> **RECORDS FOR THE EXERCISE**
+ + + +
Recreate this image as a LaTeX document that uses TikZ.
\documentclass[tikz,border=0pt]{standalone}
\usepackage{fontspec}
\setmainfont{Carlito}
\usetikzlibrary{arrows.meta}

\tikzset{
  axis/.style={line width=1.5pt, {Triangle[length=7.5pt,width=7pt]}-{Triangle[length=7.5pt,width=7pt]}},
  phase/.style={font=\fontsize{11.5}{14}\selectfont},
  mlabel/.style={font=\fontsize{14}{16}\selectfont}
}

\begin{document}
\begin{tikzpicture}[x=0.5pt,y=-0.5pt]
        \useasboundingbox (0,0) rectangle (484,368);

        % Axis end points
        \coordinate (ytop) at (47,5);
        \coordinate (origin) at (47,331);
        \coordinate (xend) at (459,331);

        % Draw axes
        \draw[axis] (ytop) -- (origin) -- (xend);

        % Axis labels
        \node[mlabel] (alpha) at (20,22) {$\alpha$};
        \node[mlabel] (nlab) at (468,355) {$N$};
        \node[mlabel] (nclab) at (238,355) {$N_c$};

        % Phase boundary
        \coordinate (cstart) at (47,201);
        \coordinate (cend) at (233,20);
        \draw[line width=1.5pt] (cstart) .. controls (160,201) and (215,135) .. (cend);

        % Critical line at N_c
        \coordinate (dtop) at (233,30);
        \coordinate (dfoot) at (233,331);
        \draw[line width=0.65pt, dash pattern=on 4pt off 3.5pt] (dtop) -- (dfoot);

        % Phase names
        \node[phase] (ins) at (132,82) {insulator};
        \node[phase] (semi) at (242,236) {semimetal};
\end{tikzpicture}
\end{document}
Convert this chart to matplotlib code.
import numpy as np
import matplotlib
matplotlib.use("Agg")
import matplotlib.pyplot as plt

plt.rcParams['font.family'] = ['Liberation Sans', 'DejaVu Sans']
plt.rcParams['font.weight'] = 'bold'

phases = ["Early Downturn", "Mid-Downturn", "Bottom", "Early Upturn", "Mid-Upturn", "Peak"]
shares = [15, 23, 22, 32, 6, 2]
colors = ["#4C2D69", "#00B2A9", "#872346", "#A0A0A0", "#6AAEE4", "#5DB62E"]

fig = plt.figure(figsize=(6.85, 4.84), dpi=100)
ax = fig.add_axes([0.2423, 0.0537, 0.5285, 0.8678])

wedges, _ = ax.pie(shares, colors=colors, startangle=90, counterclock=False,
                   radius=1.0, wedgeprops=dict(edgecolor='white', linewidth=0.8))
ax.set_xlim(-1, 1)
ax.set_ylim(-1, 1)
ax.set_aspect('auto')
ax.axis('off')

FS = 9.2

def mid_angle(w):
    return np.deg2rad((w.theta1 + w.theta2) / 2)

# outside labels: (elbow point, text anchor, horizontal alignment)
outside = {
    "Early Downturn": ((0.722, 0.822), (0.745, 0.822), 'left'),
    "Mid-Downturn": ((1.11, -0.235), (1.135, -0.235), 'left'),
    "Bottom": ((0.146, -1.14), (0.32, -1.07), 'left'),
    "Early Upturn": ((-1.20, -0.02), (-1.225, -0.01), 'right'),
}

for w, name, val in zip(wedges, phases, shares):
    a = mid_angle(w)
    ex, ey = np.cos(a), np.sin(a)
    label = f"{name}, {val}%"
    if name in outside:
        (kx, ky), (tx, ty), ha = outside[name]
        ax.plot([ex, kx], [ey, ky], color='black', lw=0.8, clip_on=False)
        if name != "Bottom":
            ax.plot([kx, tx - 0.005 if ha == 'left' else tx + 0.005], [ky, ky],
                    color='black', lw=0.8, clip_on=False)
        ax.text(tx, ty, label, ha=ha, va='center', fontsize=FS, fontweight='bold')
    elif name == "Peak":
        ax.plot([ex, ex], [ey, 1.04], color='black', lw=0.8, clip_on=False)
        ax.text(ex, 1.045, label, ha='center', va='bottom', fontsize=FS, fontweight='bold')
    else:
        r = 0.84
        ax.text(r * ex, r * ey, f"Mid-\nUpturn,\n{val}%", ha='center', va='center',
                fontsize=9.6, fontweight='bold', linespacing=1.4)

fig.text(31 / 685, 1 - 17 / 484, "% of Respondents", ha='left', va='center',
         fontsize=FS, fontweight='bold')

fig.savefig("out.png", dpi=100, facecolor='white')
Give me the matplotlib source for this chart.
+ + + +
> **WHAT YOU WILL DO**
Your task is to repeat exactly the lines from the one that contains "Convert this chart to matplotlib code." through the one that contains "fontsize=9.6, fontweight='bold', linespacing=1.4)", with both end lines included.

> **SOLUTION TO THE EXERCISE**
Convert this chart to matplotlib code.
import numpy as np
import matplotlib
matplotlib.use("Agg")
import matplotlib.pyplot as plt

plt.rcParams['font.family'] = ['Liberation Sans', 'DejaVu Sans']
plt.rcParams['font.weight'] = 'bold'

phases = ["Early Downturn", "Mid-Downturn", "Bottom", "Early Upturn", "Mid-Upturn", "Peak"]
shares = [15, 23, 22, 32, 6, 2]
colors = ["#4C2D69", "#00B2A9", "#872346", "#A0A0A0", "#6AAEE4", "#5DB62E"]

fig = plt.figure(figsize=(6.85, 4.84), dpi=100)
ax = fig.add_axes([0.2423, 0.0537, 0.5285, 0.8678])

wedges, _ = ax.pie(shares, colors=colors, startangle=90, counterclock=False,
                   radius=1.0, wedgeprops=dict(edgecolor='white', linewidth=0.8))
ax.set_xlim(-1, 1)
ax.set_ylim(-1, 1)
ax.set_aspect('auto')
ax.axis('off')

FS = 9.2

def mid_angle(w):
    return np.deg2rad((w.theta1 + w.theta2) / 2)

# outside labels: (elbow point, text anchor, horizontal alignment)
outside = {
    "Early Downturn": ((0.722, 0.822), (0.745, 0.822), 'left'),
    "Mid-Downturn": ((1.11, -0.235), (1.135, -0.235), 'left'),
    "Bottom": ((0.146, -1.14), (0.32, -1.07), 'left'),
    "Early Upturn": ((-1.20, -0.02), (-1.225, -0.01), 'right'),
}

for w, name, val in zip(wedges, phases, shares):
    a = mid_angle(w)
    ex, ey = np.cos(a), np.sin(a)
    label = f"{name}, {val}%"
    if name in outside:
        (kx, ky), (tx, ty), ha = outside[name]
        ax.plot([ex, kx], [ey, ky], color='black', lw=0.8, clip_on=False)
        if name != "Bottom":
            ax.plot([kx, tx - 0.005 if ha == 'left' else tx + 0.005], [ky, ky],
                    color='black', lw=0.8, clip_on=False)
        ax.text(tx, ty, label, ha=ha, va='center', fontsize=FS, fontweight='bold')
    elif name == "Peak":
        ax.plot([ex, ex], [ey, 1.04], color='black', lw=0.8, clip_on=False)
        ax.text(ex, 1.045, label, ha='center', va='bottom', fontsize=FS, fontweight='bold')
    else:
        r = 0.84
        ax.text(r * ex, r * ey, f"Mid-\nUpturn,\n{val}%", ha='center', va='center',
                fontsize=9.6, fontweight='bold', linespacing=1.4)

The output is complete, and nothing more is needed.